Do builders need a marketing agency or can they manage advertising in-house?
Both models work, but the decision should be based on capability and capacity rather than cost alone. A builder with a team member who understands digital advertising, can manage a Google Ads account competently, and has time to do it properly will often outperform an agency that is managing the account as part of a large portfolio with minimal attention. The risk with in-house management is that it gets deprioritised when the business is busy. The risk with agencies is that small construction accounts rarely get senior attention. If you use an agency, make sure you understand exactly who is managing your account and what their experience in your sector is.
How do builders generate leads through advertising without wasting budget on unqualified enquiries?
Qualification starts in the ad itself, not in the sales process. Being specific about project type, minimum budget, and geography in your ad copy will reduce the volume of enquiries but improve the quality significantly. A landing page that asks a qualifying question before the contact form, such as project budget range or timeline, filters further. Pay-per-appointment models are worth considering for builders who want to outsource the qualification step entirely and pay only for meetings that meet pre-agreed criteria.

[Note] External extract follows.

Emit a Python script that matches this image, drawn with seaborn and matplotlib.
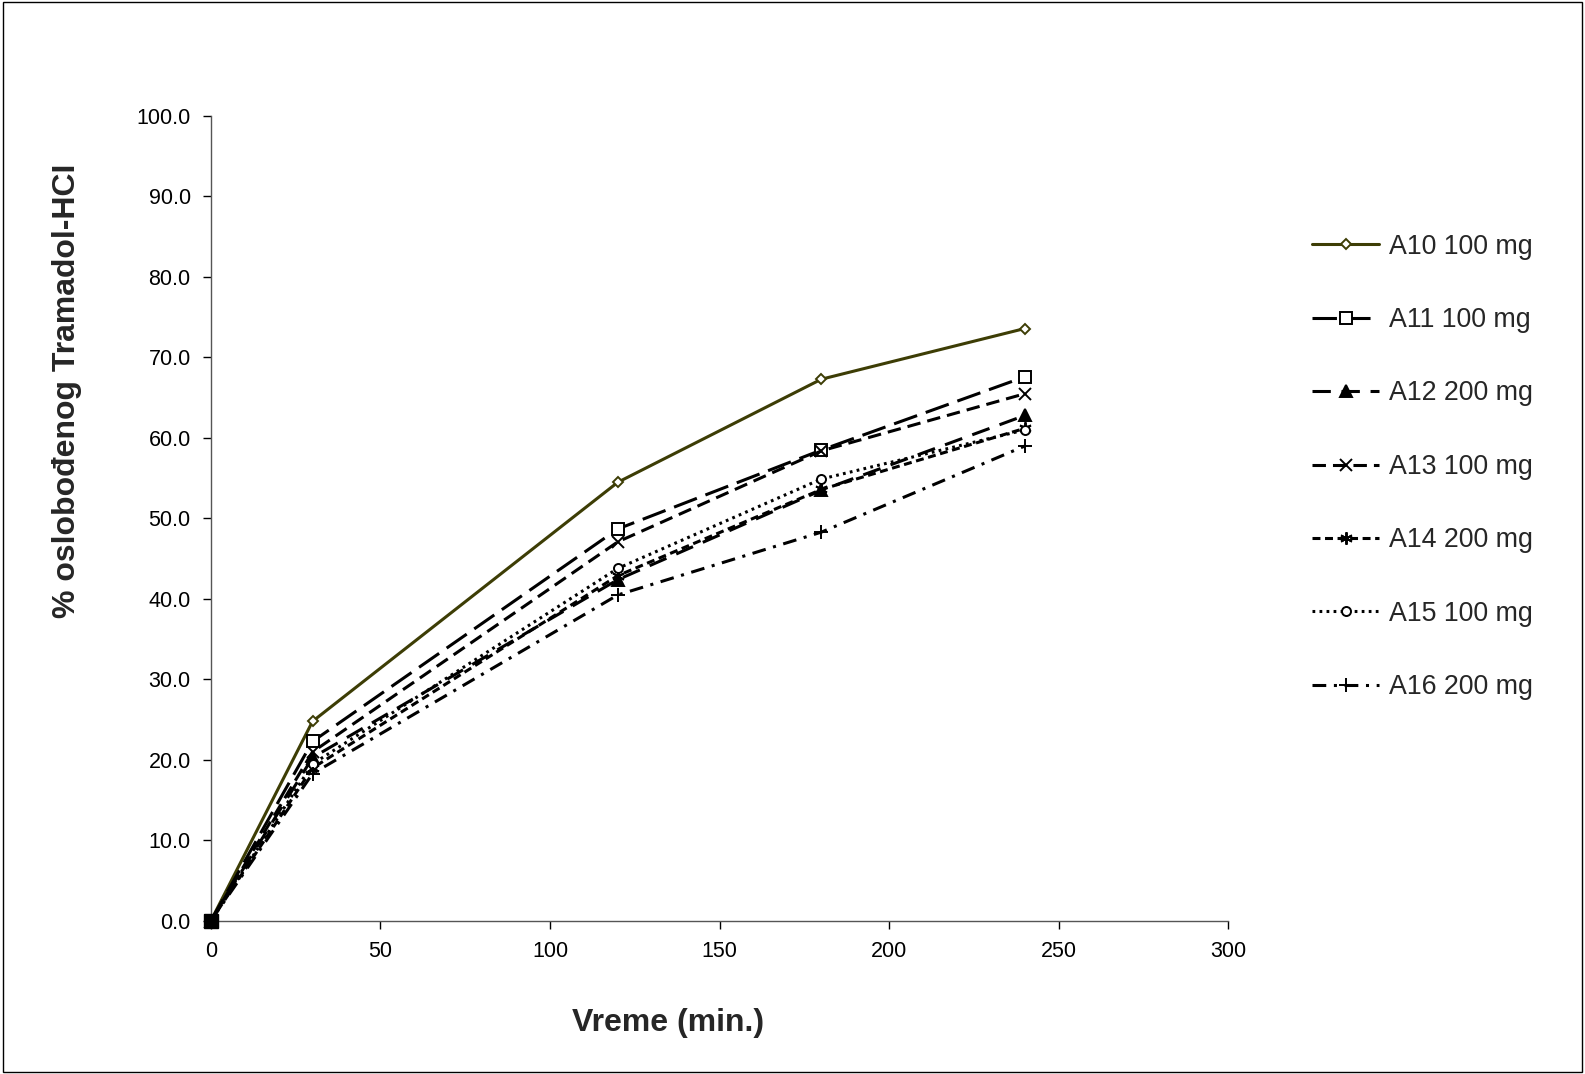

What makes a builder’s website convert advertising traffic into enquiries?
Three things matter most: clarity about what you build and where, visual evidence of your work presented prominently, and a contact mechanism that is easy to find and use. Mobile load speed is also critical, as a significant proportion of construction-related searches happen on mobile. Reviews and testimonials placed near the call to action reduce the hesitation that stops people from making contact. Most builder websites fail on at least two of these, which means advertising spend is delivering traffic to a page that is not doing its job.